Dalle foto e dai video analizzati, è emerso che la polizia antisommossa ha iniziato a caricare con i manganelli nel tentativo apparente di disperdere i manifestanti, colpendo chiunque riuscisse a raggiungere, comprese persone che stavano manifestando pacificamente o che stavano semplicemente indietreggiando dalle forze di polizia stesse.

Amnesty International ricorda che le autorità devono dare priorità alla comunicazione prima, durante e dopo le manifestazioni, con l’obiettivo di ridurre le tensioni e prevenire l’insorgere di conflitti.
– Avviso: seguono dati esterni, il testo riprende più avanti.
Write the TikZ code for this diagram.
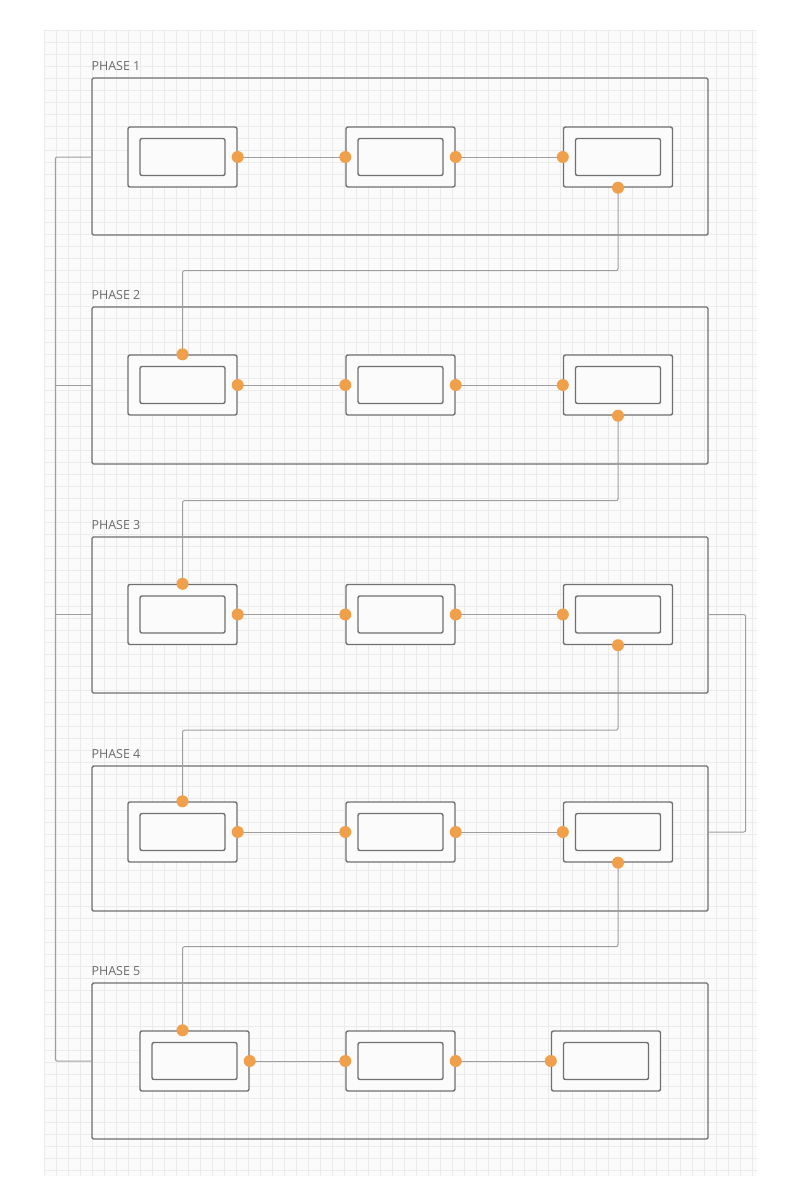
\documentclass[tikz,border=0pt]{standalone}
\usepackage{fontspec}
\setmainfont{Open Sans}
\usepackage{tikz}
\usetikzlibrary{positioning}
\definecolor{boxgray}{HTML}{707070}
\definecolor{linkgray}{HTML}{9E9E9E}
\definecolor{labelgray}{HTML}{6A6A6A}
\definecolor{dotorange}{HTML}{F0A04B}
\definecolor{gridgray}{HTML}{EBEBEB}
\definecolor{papergray}{HTML}{FBFBFB}
\tikzstyle{phase} = [rectangle, draw=boxgray, line width=1.4pt, rounded corners=1.5pt,
                     minimum width=616pt, inner sep=0pt]
\tikzstyle{block} = [rectangle, draw=boxgray, line width=1.4pt, rounded corners=2pt,
                     fill=papergray, minimum width=109pt, minimum height=60pt, inner sep=0pt]
\tikzstyle{innerbox} = [rectangle, draw=boxgray, line width=1.4pt, rounded corners=2pt,
                     fill=papergray, minimum width=85pt, minimum height=37pt, inner sep=0pt]
\tikzstyle{port} = [circle, fill=dotorange, minimum size=12pt, inner sep=0pt]
\tikzstyle{link} = [draw=linkgray, line width=1pt, rounded corners=2pt]
\tikzstyle{phaselabel} = [text=labelgray, font=\fontsize{12.5}{14}\selectfont, inner sep=0pt]
\begin{document}
\begin{tikzpicture}[x=1pt,y=-1pt]
\useasboundingbox (0,0) rectangle (800,1200);
% Grid paper
\fill[papergray, rounded corners=3pt] (44,30) rectangle (757,1176);
\foreach \gx in {0,12,...,708} \draw[gridgray, line width=0.8pt] (44+\gx,30) -- (44+\gx,1176);
\foreach \gy in {0,12,...,1140} \draw[gridgray, line width=0.8pt] (44,30+\gy) -- (757,30+\gy);

% Phases
\node[phase, minimum height=157pt] (phase1) at (400,156.5) {};
\node[phase, minimum height=157pt] (phase2) at (400,385.5) {};
\node[phase, minimum height=156pt] (phase3) at (400,615) {};
\node[phase, minimum height=145pt] (phase4) at (400,838.5) {};
\node[phase, minimum height=156pt] (phase5) at (400,1061) {};
\node[phaselabel, above right=6pt and 0pt of phase1.north west] (label1) {PHASE 1};
\node[phaselabel, above right=6pt and 0pt of phase2.north west] (label2) {PHASE 2};
\node[phaselabel, above right=6pt and 0pt of phase3.north west] (label3) {PHASE 3};
\node[phaselabel, above right=6pt and 0pt of phase4.north west] (label4) {PHASE 4};
\node[phaselabel, above right=6pt and 0pt of phase5.north west] (label5) {PHASE 5};

% Steps
\node[block] (box11) at (182.5,157) {};
\node[block] (box12) at (400.5,157) {};
\node[block] (box13) at (618,157) {};
\node[block] (box21) at (182.5,385) {};
\node[block] (box22) at (400.5,385) {};
\node[block] (box23) at (618,385) {};
\node[block] (box31) at (182.5,614.5) {};
\node[block] (box32) at (400.5,614.5) {};
\node[block] (box33) at (618,614.5) {};
\node[block] (box41) at (182.5,832) {};
\node[block] (box42) at (400.5,832) {};
\node[block] (box43) at (618,832) {};
\node[block] (box51) at (194.5,1061) {};
\node[block] (box52) at (400.5,1061) {};
\node[block] (box53) at (606,1061) {};
\node[innerbox] (in11) at (box11) {};
\node[innerbox] (in12) at (box12) {};
\node[innerbox] (in13) at (box13) {};
\node[innerbox] (in21) at (box21) {};
\node[innerbox] (in22) at (box22) {};
\node[innerbox] (in23) at (box23) {};
\node[innerbox] (in31) at (box31) {};
\node[innerbox] (in32) at (box32) {};
\node[innerbox] (in33) at (box33) {};
\node[innerbox] (in41) at (box41) {};
\node[innerbox] (in42) at (box42) {};
\node[innerbox] (in43) at (box43) {};
\node[innerbox] (in51) at (box51) {};
\node[innerbox] (in52) at (box52) {};
\node[innerbox] (in53) at (box53) {};
\coordinate (top51) at (box41.north |- box51.north);

% Links
\draw[link] (box11.east) -- (box12.west);
\draw[link] (box12.east) -- (box13.west);
\draw[link] (box13.south) -- ++(0,83) -| (box21.north);
\draw[link] (box21.east) -- (box22.west);
\draw[link] (box22.east) -- (box23.west);
\draw[link] (box23.south) -- ++(0,85) -| (box31.north);
\draw[link] (box31.east) -- (box32.west);
\draw[link] (box32.east) -- (box33.west);
\draw[link] (box33.south) -- ++(0,85) -| (box41.north);
\draw[link] (box41.east) -- (box42.west);
\draw[link] (box42.east) -- (box43.west);
\draw[link] (box43.south) -- ++(0,84) -| (top51);
\draw[link] (box51.east) -- (box52.west);
\draw[link] (box52.east) -- (box53.west);
% Side links
\draw[link] (phase1.west |- box11.west) -- ++(-36,0) |- (phase5.west);
\draw[link] (phase2.west |- box21.west) -- ++(-36,0);
\draw[link] (phase3.west |- box31.west) -- ++(-36,0);
\draw[link] (phase3.east |- box33.east) -- ++(37,0) |- (phase4.east |- box43.east);

% Ports
\node[port] (p11e) at (box11.east) {};
\node[port] (p12w) at (box12.west) {};
\node[port] (p12e) at (box12.east) {};
\node[port] (p13w) at (box13.west) {};
\node[port] (p13s) at (box13.south) {};
\node[port] (p21n) at (box21.north) {};
\node[port] (p21e) at (box21.east) {};
\node[port] (p22w) at (box22.west) {};
\node[port] (p22e) at (box22.east) {};
\node[port] (p23w) at (box23.west) {};
\node[port] (p23s) at (box23.south) {};
\node[port] (p31n) at (box31.north) {};
\node[port] (p31e) at (box31.east) {};
\node[port] (p32w) at (box32.west) {};
\node[port] (p32e) at (box32.east) {};
\node[port] (p33w) at (box33.west) {};
\node[port] (p33s) at (box33.south) {};
\node[port] (p41n) at (box41.north) {};
\node[port] (p41e) at (box41.east) {};
\node[port] (p42w) at (box42.west) {};
\node[port] (p42e) at (box42.east) {};
\node[port] (p43w) at (box43.west) {};
\node[port] (p43s) at (box43.south) {};
\node[port] (p51n) at (top51) {};
\node[port] (p51e) at (box51.east) {};
\node[port] (p52w) at (box52.west) {};
\node[port] (p52e) at (box52.east) {};
\node[port] (p53w) at (box53.west) {};
\end{tikzpicture}
\end{document}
È necessario, inoltre, fornire un preavviso anche nel caso in cui si rendesse assolutamente indispensabile l’uso della forza. Una manifestazione dovrebbe essere considerata “pacifica” anche in presenza di episodi isolati di violenza da parte di alcuni individui e lo scioglimento dell’intera protesta per questa sola ragione non può essere giustificato.

Le autorità devono garantire che coloro che continuano a protestare pacificamente possano proseguire a esercitare i loro diritti senza limitazioni o dispersioni. Gli obblighi delle autorità si estendono anche a coloro che cercano di lasciare una manifestazione dopo che questa è formalmente terminata.

Ulteriori informazioni

Prima della pubblicazione del documento, Amnesty International ha condiviso le sue principali conclusioni e preoccupazioni con il ministero dell’Interno, il capo della polizia, il questore e il prefetto di Roma, offrendo loro l’opportunità di rispondere. Tuttavia, al momento della pubblicazione, non è pervenuta alcuna replica.